The Corporation has voted to omit the lectureship this year because none of the scholars invited could accept, and it was too late to issue further invitations after the declinations were received.
Last year's lecture series was given by Sir Herbert Read on the general topic "Art and the Development of Human Consciousness." Other recent lecturers have included Aaron Copland, Thornton Wilder, and E. E. Cummings.
Because of the decision to omit the lectureship, next year's general field will be in literature. The plan of rotation for lecturers calls for a literature topic every other year, with fine arts and music alternating in the years between.
The lectureship began in 1925 and has continued annually since, with the exception of the academic years 1927-8 and 1934-5 and the war years, 1941-2 through 1945-6.
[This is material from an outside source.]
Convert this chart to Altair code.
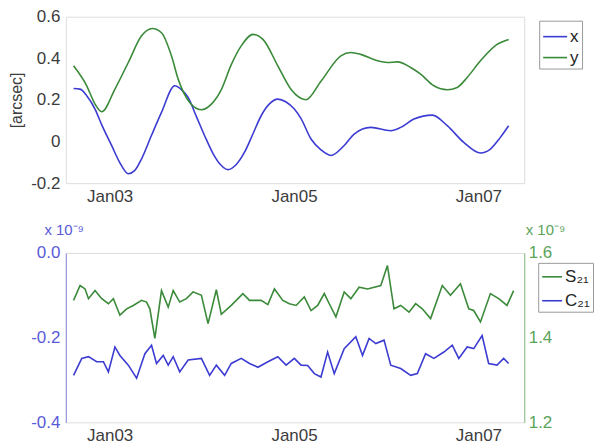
import altair as alt
import pandas as pd

# ---------------- data (day of January, value) ----------------
# top panel: pointing offsets [arcsec]
x_day = [2.608, 2.679, 2.751, 2.841, 2.914, 3.022, 3.108, 3.202, 3.270, 3.346,
         3.454, 3.562, 3.706, 3.778, 3.851, 3.941, 4.030, 4.124, 4.211, 4.283,
         4.373, 4.463, 4.557, 4.643, 4.730, 4.824, 4.914, 5.003, 5.076, 5.184,
         5.292, 5.400, 5.544, 5.652, 5.832, 6.049, 6.157, 6.301, 6.500, 6.662,
         6.841, 7.022, 7.130, 7.238, 7.328]
x_val = [0.255, 0.252, 0.220, 0.156, 0.080, -0.020, -0.100, -0.155, -0.140, -0.083,
         0.030, 0.140, 0.268, 0.250, 0.212, 0.120, 0.028, -0.060, -0.115, -0.135,
         -0.110, -0.051, 0.040, 0.124, 0.180, 0.204, 0.190, 0.156, 0.110, 0.012,
         -0.040, -0.067, -0.019, 0.036, 0.068, 0.052, 0.068, 0.108, 0.127, 0.076,
         -0.004, -0.055, -0.036, 0.020, 0.076]

y_day = [2.608, 2.751, 2.841, 2.914, 3.057, 3.202, 3.346, 3.462, 3.562, 3.670,
         3.743, 3.868, 3.995, 4.103, 4.211, 4.319, 4.427, 4.554, 4.665, 4.824,
         4.968, 5.130, 5.292, 5.508, 5.616, 5.724, 5.905, 6.013, 6.121, 6.265,
         6.373, 6.517, 6.662, 6.770, 6.878, 7.022, 7.202, 7.328]
y_val = [0.364, 0.268, 0.180, 0.143, 0.252, 0.380, 0.508, 0.543, 0.523, 0.412,
         0.300, 0.188, 0.153, 0.180, 0.250, 0.370, 0.460, 0.515, 0.490, 0.364,
         0.250, 0.201, 0.290, 0.412, 0.428, 0.419, 0.388, 0.380, 0.383, 0.356,
         0.324, 0.268, 0.249, 0.260, 0.308, 0.388, 0.467, 0.491]

# bottom panel: S21 (right axis, x 1e-9) and C21 (left axis, x 1e-9)
s21_day = [2.608, 2.679, 2.733, 2.770, 2.841, 2.914, 2.986, 3.040, 3.111, 3.184,
           3.256, 3.346, 3.400, 3.436, 3.490, 3.562, 3.635, 3.689, 3.760, 3.832,
           3.905, 3.995, 4.067, 4.157, 4.211, 4.319, 4.445, 4.517, 4.643, 4.716,
           4.787, 4.878, 4.949, 5.022, 5.111, 5.184, 5.256, 5.328, 5.382, 5.454,
           5.544, 5.616, 5.706, 5.797, 5.941, 6.013, 6.084, 6.157, 6.247, 6.319,
           6.391, 6.481, 6.608, 6.697, 6.805, 6.895, 6.949, 7.022, 7.130, 7.220,
           7.310, 7.382]
s21_val = [1.488, 1.523, 1.515, 1.492, 1.511, 1.492, 1.480, 1.492, 1.453, 1.468,
           1.476, 1.488, 1.484, 1.468, 1.398, 1.511, 1.472, 1.511, 1.484, 1.492,
           1.508, 1.500, 1.433, 1.513, 1.455, 1.476, 1.504, 1.488, 1.488, 1.478,
           1.515, 1.488, 1.480, 1.476, 1.496, 1.464, 1.476, 1.504, 1.480, 1.449,
           1.508, 1.492, 1.519, 1.515, 1.523, 1.570, 1.468, 1.476, 1.460, 1.480,
           1.468, 1.445, 1.523, 1.500, 1.527, 1.468, 1.464, 1.437, 1.504, 1.492,
           1.476, 1.511]

c21_day = [2.608, 2.697, 2.770, 2.859, 2.932, 2.986, 3.057, 3.111, 3.202, 3.292,
           3.382, 3.454, 3.508, 3.581, 3.635, 3.689, 3.760, 3.851, 3.995, 4.084,
           4.157, 4.247, 4.319, 4.427, 4.517, 4.608, 4.716, 4.824, 4.914, 5.003,
           5.076, 5.148, 5.220, 5.292, 5.364, 5.436, 5.544, 5.670, 5.743, 5.814,
           5.887, 5.976, 6.049, 6.157, 6.265, 6.337, 6.427, 6.517, 6.625, 6.716,
           6.787, 6.878, 6.949, 7.040, 7.111, 7.202, 7.274, 7.328]
c21_val = [-0.289, -0.249, -0.245, -0.257, -0.257, -0.281, -0.222, -0.242, -0.265, -0.296,
           -0.238, -0.218, -0.261, -0.242, -0.265, -0.245, -0.281, -0.253, -0.249, -0.289,
           -0.265, -0.289, -0.261, -0.249, -0.261, -0.270, -0.257, -0.245, -0.265, -0.249,
           -0.265, -0.266, -0.285, -0.293, -0.234, -0.285, -0.226, -0.198, -0.242, -0.202,
           -0.214, -0.206, -0.265, -0.273, -0.289, -0.285, -0.238, -0.249, -0.234, -0.218,
           -0.249, -0.222, -0.226, -0.195, -0.261, -0.265, -0.249, -0.261]

x_ticks = [3, 5, 7]
top_y_ticks = [-0.2, 0, 0.2, 0.4, 0.6]
c_ticks = [-0.4, -0.2, 0]
s_ticks = [1.2, 1.4, 1.6]

# ---------------- styling ----------------
BLUE = "#3c3cd2"
GREEN = "#3a8a3a"
BLUE_TXT = "#5a5ad8"
GREEN_TXT = "#5aa55a"
GRAY = "#3c3c3c"
FRAME = "#9a9a9a"
FONT = "Liberation Sans"

df_top = pd.concat([
    pd.DataFrame({"day": x_day, "value": x_val, "series": "x"}),
    pd.DataFrame({"day": y_day, "value": y_val, "series": "y"}),
])
df_s = pd.DataFrame({"day": s21_day, "value": s21_val, "series": "S₂₁"})
df_c = pd.DataFrame({"day": c21_day, "value": c21_val, "series": "C₂₁"})

xscale = alt.Scale(domain=[2.524, 7.497], nice=False, zero=False)


def xaxis():
    return alt.Axis(values=x_ticks, labelExpr="'Jan0' + datum.value", title=None,
                    grid=False, ticks=False, domain=False, labelFontSize=17,
                    labelFont=FONT, labelColor=GRAY, labelPadding=5)


top = alt.Chart(df_top).mark_line(strokeWidth=1.6, interpolate="monotone").encode(
    x=alt.X("day:Q", scale=xscale, axis=xaxis()),
    y=alt.Y("value:Q", scale=alt.Scale(domain=[-0.2, 0.6], nice=False, zero=False),
            axis=alt.Axis(values=top_y_ticks,
                          labelExpr="datum.value == 0 ? '0' : '' + datum.value",
                          title="[arcsec]", titleFontSize=16, titleFont=FONT,
                          titleFontWeight="normal", titleColor=GRAY, titleX=-41,
                          grid=False, ticks=False, domain=False, labelFontSize=17,
                          labelFont=FONT, labelColor=GRAY, labelPadding=6)),
    color=alt.Color("series:N", scale=alt.Scale(domain=["x", "y"], range=[BLUE, GREEN]),
                    legend=alt.Legend(orient="none", legendX=475, legendY=4, title=None,
                                      symbolType="stroke", symbolSize=576,
                                      symbolStrokeWidth=1.6, labelFontSize=17,
                                      labelFont=FONT, labelColor="#222222",
                                      strokeColor=FRAME, fillColor="white",
                                      padding=3, rowPadding=0, labelOffset=2)),
).properties(width=460, height=167)

color_b = alt.Color("series:N",
                    scale=alt.Scale(domain=["S₂₁", "C₂₁"], range=[GREEN, BLUE]),
                    legend=alt.Legend(orient="none", legendX=474, legendY=10, title=None,
                                      symbolType="stroke", symbolSize=400,
                                      symbolStrokeWidth=1.6, labelFontSize=17,
                                      labelFont=FONT, labelColor="#222222",
                                      strokeColor=FRAME, fillColor="white",
                                      padding=3, rowPadding=5, labelOffset=2))

c_layer = alt.Chart(df_c).mark_line(strokeWidth=1.6).encode(
    x=alt.X("day:Q", scale=xscale, axis=xaxis()),
    y=alt.Y("value:Q", scale=alt.Scale(domain=[-0.4, 0], nice=False, zero=False),
            axis=alt.Axis(orient="left", values=c_ticks,
                          labelExpr="datum.value == 0 ? '0.0' : '' + datum.value",
                          title="x 10⁻⁹", titleAngle=0, titleX=-22, titleY=-15,
                          titleAlign="left", titleBaseline="bottom",
                          titleFontSize=15, titleFont=FONT, titleFontWeight="normal",
                          titleColor=BLUE_TXT, grid=False, ticks=False, domain=True,
                          domainColor="#8a8ae0", labelFontSize=17, labelFont=FONT,
                          labelColor=BLUE_TXT, labelPadding=6)),
    color=color_b,
)

s_layer = alt.Chart(df_s).mark_line(strokeWidth=1.6).encode(
    x=alt.X("day:Q", scale=xscale, axis=xaxis()),
    y=alt.Y("value:Q", scale=alt.Scale(domain=[1.2, 1.6], nice=False, zero=False),
            axis=alt.Axis(orient="right", values=s_ticks,
                          labelExpr="'' + datum.value",
                          title="x 10⁻⁹", titleAngle=0, titleX=1, titleY=-15,
                          titleAlign="left", titleBaseline="bottom",
                          titleFontSize=15, titleFont=FONT, titleFontWeight="normal",
                          titleColor=GREEN_TXT, grid=False, ticks=False, domain=True,
                          domainColor="#8ac08a", labelFontSize=17, labelFont=FONT,
                          labelColor=GREEN_TXT, labelPadding=4)),
    color=color_b,
)

bottom = alt.layer(c_layer, s_layer).resolve_scale(y="independent").properties(
    width=460, height=170)

chart = alt.vconcat(top, bottom, spacing=70, bounds="flush").resolve_scale(
    color="independent").resolve_legend(color="independent").properties(
    padding={"left": 0, "top": -2, "right": 0, "bottom": 0}
).configure_view(stroke=FRAME, strokeWidth=1).configure(background="white")

chart.save("out.html", embed_options={"renderer": "svg", "actions": False})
Selection of next year's lecturer is expected to be made this fall, according to Archibald MacLeish, Boylston Professor of Rhetoric and Oratory.
Ex-Lecturer Here
Other members of the committee are John P. Coolidge '35, associate professor of Fine Arts; Renato Poggioli, professor of Slavic; Perry G. E. Miller, professor of American Literature; and Huntington Cairns, director of the National Gallery in Washington, D.C.
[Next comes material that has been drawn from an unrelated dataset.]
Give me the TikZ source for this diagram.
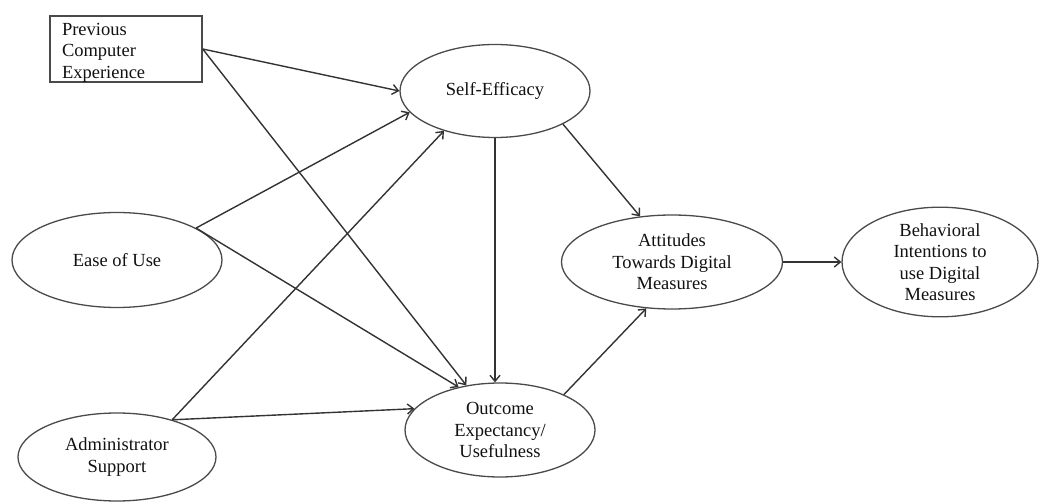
\documentclass[tikz,border=0pt]{standalone}
\usepackage{fontspec}
\setmainfont{Liberation Serif}
\usetikzlibrary{arrows.meta,shapes.geometric}
\definecolor{pathgray}{HTML}{333333}
\definecolor{rimgray}{HTML}{4A4A4A}
\definecolor{labelink}{HTML}{111111}

\begin{document}
\begin{tikzpicture}[
  x=1pt,y=-1pt,
  >={Straight Barb[length=6pt,width=10pt]},
  construct/.style={ellipse,draw=rimgray,line width=1.3pt,inner sep=0pt,
    align=center,text=labelink},
  link/.style={pathgray,line width=1.4pt,->},
  every node/.style={font=\fontsize{18.5}{21.5}\selectfont}
]
  \useasboundingbox (0,0) rectangle (1042,502);
  % constructs
  \node[draw=rimgray,line width=1.4pt,text width=128pt,inner xsep=12pt,
    inner ysep=0pt,minimum height=66pt,align=left,text=labelink] (prev) at (126,49)
    {\rule{0pt}{19pt}Previous\\Computer\\Experience};
  \node[construct,minimum width=190pt,minimum height=93pt] (self) at (495,91) {Self-Efficacy};
  \node[construct,minimum width=210pt,minimum height=95pt] (ease) at (117,260) {Ease of Use};
  \node[construct,minimum width=198pt,minimum height=88pt] (admin) at (117,457) {Administrator\\Support};
  \node[construct,minimum width=190pt,minimum height=94pt] (outcome) at (500,430) {Outcome\\Expectancy/\\Usefulness};
  \node[construct,minimum width=221pt,minimum height=94pt] (attitude) at (672,262) {Attitudes\\Towards Digital\\Measures};
  \node[construct,minimum width=196pt,minimum height=100pt] (intent) at (940,262) {Behavioral\\Intentions to\\use Digital\\Measures};
  % paths
  \draw[link] (prev.east) -- (self.west);
  \draw[link] (prev.east) -- (outcome.127);
  \draw[link] (ease.22) -- (self.194);
  \draw[link] (ease.22) -- (outcome.134);
  \draw[link] (admin.34) -- (self.218);
  \draw[link] (admin.34) -- (outcome.166);
  \draw[link] (self.south) -- (self.south |- outcome.north);
  \draw[link] (self.-26) -- (attitude.125);
  \draw[link] (outcome.29) -- (attitude.-119);
  \draw[link] (attitude.east) -- (intent.west);
\end{tikzpicture}
\end{document}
Despite the omission of the Norton lectures, a former lecturer is now at the University. He is Sigfried Giedion, visiting professor of Architecture from the University of Zurich, who gave the lectures in 1937-38.
Although nominally, the lectureship is for poetry, the endowment calls for a broad definition of the word, in order to encompass the creative arts, such as music and painting, as well as literature.